Courts and legislatures increasingly recognize that forcing participation in morally contested actions can undermine social cohesion. Allowing conscience based limits helps prevent legal systems from becoming instruments of compulsion. This reasoning has contributed to cautious openness toward conscience protections in several Western legal contexts, particularly in the United States.
Pluralism Requires Ethical Boundaries
Pluralism is often described as the coexistence of diverse beliefs within a shared legal framework. The Vatican’s legal reasoning emphasizes that pluralism cannot function if ethical dissent is excluded. A system that tolerates difference only at the level of opinion, but not action, risks becoming internally contradictory.
By advocating conscience protections, the Church argues that ethical boundaries strengthen pluralism rather than weaken it. When legal systems recognize limits to participation, they affirm that diversity includes moral agency. This perspective reframes dissent as a stabilizing feature of democracy rather than a disruption.
A Measured Vatican Legal Posture
The Vatican’s interventions in church and state disputes are increasingly restrained and targeted. Rather than issuing sweeping condemnations, diplomatic and legal engagement focuses on specific protections. This measured posture reflects an understanding that credibility depends on proportionality.
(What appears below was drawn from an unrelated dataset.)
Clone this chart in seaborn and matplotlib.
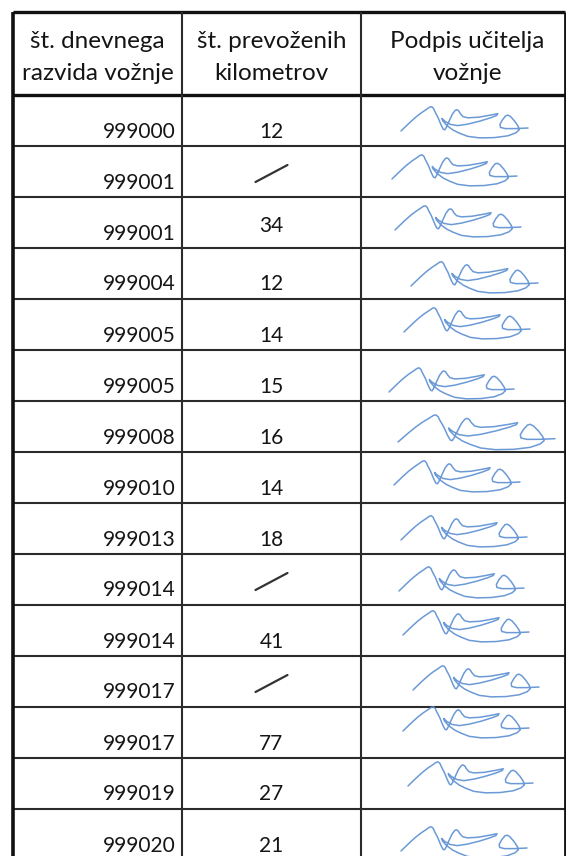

Such restraint also signals respect for constitutional structures. By working within existing legal mechanisms, the Church avoids the perception of challenging state legitimacy. This approach reinforces the idea that conscience protections are compatible with secular governance and essential for its long term legitimacy.
Conclusion
Conscience protections have emerged as the Church’s quiet legal strategy in an era of expanding secular law. By prioritizing moral non participation, the Vatican advances an approach grounded in realism, restraint, and respect for pluralism. This strategy preserves ethical integrity while engaging constructively with democratic systems, positioning conscience not as obstruction but as a necessary boundary for a free and stable society.